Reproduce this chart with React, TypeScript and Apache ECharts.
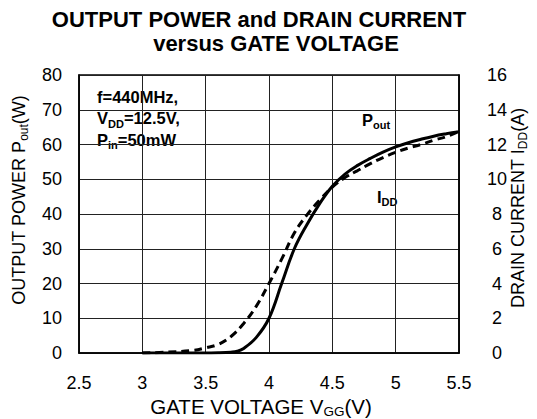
import React, { useEffect, useRef } from "react";
import * as echarts from "echarts";

const VGG_POUT = [3.0, 3.2, 3.4, 3.6, 3.7, 3.75, 3.8, 3.9, 4.0, 4.1, 4.2, 4.3, 4.4, 4.5, 4.6, 4.7, 4.8, 4.9, 5.0, 5.1, 5.2, 5.3, 5.4, 5.5];
const POUT = [0, 0, 0, 0.1, 0.25, 0.5, 1.3, 4.5, 10, 20, 30, 37, 43, 48, 51.5, 54, 56, 57.8, 59.3, 60.5, 61.5, 62.4, 63.1, 63.7];

const VGG_IDD = [3.0, 3.2, 3.4, 3.5, 3.6, 3.7, 3.8, 3.9, 4.0, 4.1, 4.2, 4.3, 4.4, 4.5, 4.6, 4.7, 4.8, 4.9, 5.0, 5.1, 5.2, 5.3, 5.4, 5.5];
const IDD = [0, 0.05, 0.15, 0.3, 0.5, 0.95, 1.7, 2.7, 4.0, 5.4, 6.9, 7.95, 8.8, 9.55, 10.1, 10.5, 10.9, 11.25, 11.55, 11.8, 12.0, 12.25, 12.45, 12.75];

const X_MIN = 2.5, X_MAX = 5.5, X_STEP = 0.5;
const YL_MIN = 0, YL_MAX = 80, YL_STEP = 10;
const YR_MIN = 0, YR_MAX = 16, YR_STEP = 2;

const TITLE_1 = "OUTPUT POWER and DRAIN CURRENT";
const TITLE_2 = "versus GATE VOLTAGE";

const FONT = "'Liberation Sans', Arial, Helvetica, sans-serif";

export default function App() {
  const ref = useRef<HTMLDivElement>(null);
  useEffect(() => {
    if (!ref.current) return;
    const chart = echarts.init(ref.current, null, { renderer: "svg" });
    const nameRich = {
      a: { fontSize: 18, fontFamily: FONT, color: "#000", lineHeight: 22, verticalAlign: "middle" },
      s: { fontSize: 12, fontFamily: FONT, color: "#000", lineHeight: 22, verticalAlign: "bottom" },
    };
    const xNameRich = {
      a: { fontSize: 20.5, fontFamily: FONT, color: "#000", lineHeight: 24, verticalAlign: "middle" },
      s: { fontSize: 13.5, fontFamily: FONT, color: "#000", lineHeight: 24, verticalAlign: "bottom" },
    };
    const noteRich = {
      a: { fontSize: 16.5, fontWeight: "bold", fontFamily: FONT, color: "#000", lineHeight: 21.5, verticalAlign: "middle" },
      s: { fontSize: 11, fontWeight: "bold", fontFamily: FONT, color: "#000", lineHeight: 21.5, verticalAlign: "bottom" },
    };
    chart.setOption({
      animation: false,
      backgroundColor: "#fff",
      grid: { left: 79, right: 78, top: 75, bottom: 66, show: true, borderColor: "#000", borderWidth: 1.5, backgroundColor: "transparent" },
      xAxis: {
        type: "value",
        min: X_MIN,
        max: X_MAX,
        interval: X_STEP,
        axisLine: { show: true, lineStyle: { color: "#000", width: 1.5 } },
        axisTick: { show: false },
        axisLabel: { color: "#000", fontSize: 18, fontFamily: FONT, margin: 21, formatter: (v: number) => String(v) },
        splitLine: { show: true, lineStyle: { color: "#222", width: 1 } },
      },
      yAxis: [
        {
          type: "value",
          min: YL_MIN,
          max: YL_MAX,
          interval: YL_STEP,
          axisLine: { show: true, lineStyle: { color: "#000", width: 1.5 } },
          axisTick: { show: false },
          axisLabel: { color: "#000", fontSize: 18, fontFamily: FONT, margin: 17 },
          splitLine: { show: true, lineStyle: { color: "#222", width: 1 } },
        },
        {
          type: "value",
          min: YR_MIN,
          max: YR_MAX,
          interval: YR_STEP,
          position: "right",
          axisLine: { show: true, lineStyle: { color: "#000", width: 1.5 } },
          axisTick: { show: false },
          axisLabel: { color: "#000", fontSize: 18, fontFamily: FONT, margin: 38, align: "center" },
          splitLine: { show: false },
        },
      ],
      series: [
        {
          name: "Pout",
          type: "line",
          yAxisIndex: 0,
          smooth: 0.4,
          showSymbol: false,
          data: VGG_POUT.map((x, i) => [x, POUT[i]]),
          lineStyle: { color: "#000", width: 3, type: "solid" },
          z: 3,
        },
        {
          name: "IDD",
          type: "line",
          yAxisIndex: 1,
          smooth: 0.4,
          showSymbol: false,
          data: VGG_IDD.map((x, i) => [x, IDD[i]]),
          lineStyle: { color: "#000", width: 3, type: [8, 5] },
          z: 4,
        },
      ],
      graphic: [
        { type: "text", x: 259, y: 19, style: { text: TITLE_1, font: `bold 22px ${FONT}`, fill: "#000", align: "center", verticalAlign: "middle" } },
        { type: "text", x: 276, y: 43, style: { text: TITLE_2, font: `bold 22px ${FONT}`, fill: "#000", align: "center", verticalAlign: "middle" } },
        {
          type: "text", x: 261, y: 406,
          style: { text: "{a|GATE VOLTAGE V}{s|GG}{a|(V)}", rich: xNameRich, align: "center", verticalAlign: "middle" },
        },
        {
          type: "text", x: 19, y: 200, rotation: Math.PI / 2,
          style: { text: "{a|OUTPUT POWER P}{s|out}{a|(W)}", rich: nameRich, align: "center", verticalAlign: "middle" },
        },
        {
          type: "text", x: 518, y: 208, rotation: Math.PI / 2,
          style: { text: "{a|DRAIN CURRENT I}{s|DD}{a|(A)}", rich: nameRich, align: "center", verticalAlign: "middle" },
        },
        {
          type: "text", x: 97, y: 86,
          style: { text: "{a|f=440MHz,}\n{a|V}{s|DD}{a|=12.5V,}\n{a|P}{s|in}{a|=50mW}", rich: noteRich, align: "left", verticalAlign: "top" },
        },
        {
          type: "text", x: 362, y: 109,
          style: { text: "{a|P}{s|out}", rich: noteRich, align: "left", verticalAlign: "top" },
        },
        {
          type: "text", x: 377, y: 186,
          style: { text: "{a|I}{s|DD}", rich: noteRich, align: "left", verticalAlign: "top" },
        },
      ],
    });
    return () => chart.dispose();
  }, []);
  return <div ref={ref} style={{ width: 537, height: 419, position: "fixed", left: 0, top: 0 }} />;
}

#####

**What is needed:** Transcribe the full listing above exactly as it stands, minus the pictures.

**Task solution:**
Reproduce this chart with React, TypeScript and Apache ECharts.
import React, { useEffect, useRef } from "react";
import * as echarts from "echarts";

const VGG_POUT = [3.0, 3.2, 3.4, 3.6, 3.7, 3.75, 3.8, 3.9, 4.0, 4.1, 4.2, 4.3, 4.4, 4.5, 4.6, 4.7, 4.8, 4.9, 5.0, 5.1, 5.2, 5.3, 5.4, 5.5];
const POUT = [0, 0, 0, 0.1, 0.25, 0.5, 1.3, 4.5, 10, 20, 30, 37, 43, 48, 51.5, 54, 56, 57.8, 59.3, 60.5, 61.5, 62.4, 63.1, 63.7];

const VGG_IDD = [3.0, 3.2, 3.4, 3.5, 3.6, 3.7, 3.8, 3.9, 4.0, 4.1, 4.2, 4.3, 4.4, 4.5, 4.6, 4.7, 4.8, 4.9, 5.0, 5.1, 5.2, 5.3, 5.4, 5.5];
const IDD = [0, 0.05, 0.15, 0.3, 0.5, 0.95, 1.7, 2.7, 4.0, 5.4, 6.9, 7.95, 8.8, 9.55, 10.1, 10.5, 10.9, 11.25, 11.55, 11.8, 12.0, 12.25, 12.45, 12.75];

const X_MIN = 2.5, X_MAX = 5.5, X_STEP = 0.5;
const YL_MIN = 0, YL_MAX = 80, YL_STEP = 10;
const YR_MIN = 0, YR_MAX = 16, YR_STEP = 2;

const TITLE_1 = "OUTPUT POWER and DRAIN CURRENT";
const TITLE_2 = "versus GATE VOLTAGE";

const FONT = "'Liberation Sans', Arial, Helvetica, sans-serif";

export default function App() {
  const ref = useRef<HTMLDivElement>(null);
  useEffect(() => {
    if (!ref.current) return;
    const chart = echarts.init(ref.current, null, { renderer: "svg" });
    const nameRich = {
      a: { fontSize: 18, fontFamily: FONT, color: "#000", lineHeight: 22, verticalAlign: "middle" },
      s: { fontSize: 12, fontFamily: FONT, color: "#000", lineHeight: 22, verticalAlign: "bottom" },
    };
    const xNameRich = {
      a: { fontSize: 20.5, fontFamily: FONT, color: "#000", lineHeight: 24, verticalAlign: "middle" },
      s: { fontSize: 13.5, fontFamily: FONT, color: "#000", lineHeight: 24, verticalAlign: "bottom" },
    };
    const noteRich = {
      a: { fontSize: 16.5, fontWeight: "bold", fontFamily: FONT, color: "#000", lineHeight: 21.5, verticalAlign: "middle" },
      s: { fontSize: 11, fontWeight: "bold", fontFamily: FONT, color: "#000", lineHeight: 21.5, verticalAlign: "bottom" },
    };
    chart.setOption({
      animation: false,
      backgroundColor: "#fff",
      grid: { left: 79, right: 78, top: 75, bottom: 66, show: true, borderColor: "#000", borderWidth: 1.5, backgroundColor: "transparent" },
      xAxis: {
        type: "value",
        min: X_MIN,
        max: X_MAX,
        interval: X_STEP,
        axisLine: { show: true, lineStyle: { color: "#000", width: 1.5 } },
        axisTick: { show: false },
        axisLabel: { color: "#000", fontSize: 18, fontFamily: FONT, margin: 21, formatter: (v: number) => String(v) },
        splitLine: { show: true, lineStyle: { color: "#222", width: 1 } },
      },
      yAxis: [
        {
          type: "value",
          min: YL_MIN,
          max: YL_MAX,
          interval: YL_STEP,
          axisLine: { show: true, lineStyle: { color: "#000", width: 1.5 } },
          axisTick: { show: false },
          axisLabel: { color: "#000", fontSize: 18, fontFamily: FONT, margin: 17 },
          splitLine: { show: true, lineStyle: { color: "#222", width: 1 } },
        },
        {
          type: "value",
          min: YR_MIN,
          max: YR_MAX,
          interval: YR_STEP,
          position: "right",
          axisLine: { show: true, lineStyle: { color: "#000", width: 1.5 } },
          axisTick: { show: false },
          axisLabel: { color: "#000", fontSize: 18, fontFamily: FONT, margin: 38, align: "center" },
          splitLine: { show: false },
        },
      ],
      series: [
        {
          name: "Pout",
          type: "line",
          yAxisIndex: 0,
          smooth: 0.4,
          showSymbol: false,
          data: VGG_POUT.map((x, i) => [x, POUT[i]]),
          lineStyle: { color: "#000", width: 3, type: "solid" },
          z: 3,
        },
        {
          name: "IDD",
          type: "line",
          yAxisIndex: 1,
          smooth: 0.4,
          showSymbol: false,
          data: VGG_IDD.map((x, i) => [x, IDD[i]]),
          lineStyle: { color: "#000", width: 3, type: [8, 5] },
          z: 4,
        },
      ],
      graphic: [
        { type: "text", x: 259, y: 19, style: { text: TITLE_1, font: `bold 22px ${FONT}`, fill: "#000", align: "center", verticalAlign: "middle" } },
        { type: "text", x: 276, y: 43, style: { text: TITLE_2, font: `bold 22px ${FONT}`, fill: "#000", align: "center", verticalAlign: "middle" } },
        {
          type: "text", x: 261, y: 406,
          style: { text: "{a|GATE VOLTAGE V}{s|GG}{a|(V)}", rich: xNameRich, align: "center", verticalAlign: "middle" },
        },
        {
          type: "text", x: 19, y: 200, rotation: Math.PI / 2,
          style: { text: "{a|OUTPUT POWER P}{s|out}{a|(W)}", rich: nameRich, align: "center", verticalAlign: "middle" },
        },
        {
          type: "text", x: 518, y: 208, rotation: Math.PI / 2,
          style: { text: "{a|DRAIN CURRENT I}{s|DD}{a|(A)}", rich: nameRich, align: "center", verticalAlign: "middle" },
        },
        {
          type: "text", x: 97, y: 86,
          style: { text: "{a|f=440MHz,}\n{a|V}{s|DD}{a|=12.5V,}\n{a|P}{s|in}{a|=50mW}", rich: noteRich, align: "left", verticalAlign: "top" },
        },
        {
          type: "text", x: 362, y: 109,
          style: { text: "{a|P}{s|out}", rich: noteRich, align: "left", verticalAlign: "top" },
        },
        {
          type: "text", x: 377, y: 186,
          style: { text: "{a|I}{s|DD}", rich: noteRich, align: "left", verticalAlign: "top" },
        },
      ],
    });
    return () => chart.dispose();
  }, []);
  return <div ref={ref} style={{ width: 537, height: 419, position: "fixed", left: 0, top: 0 }} />;
}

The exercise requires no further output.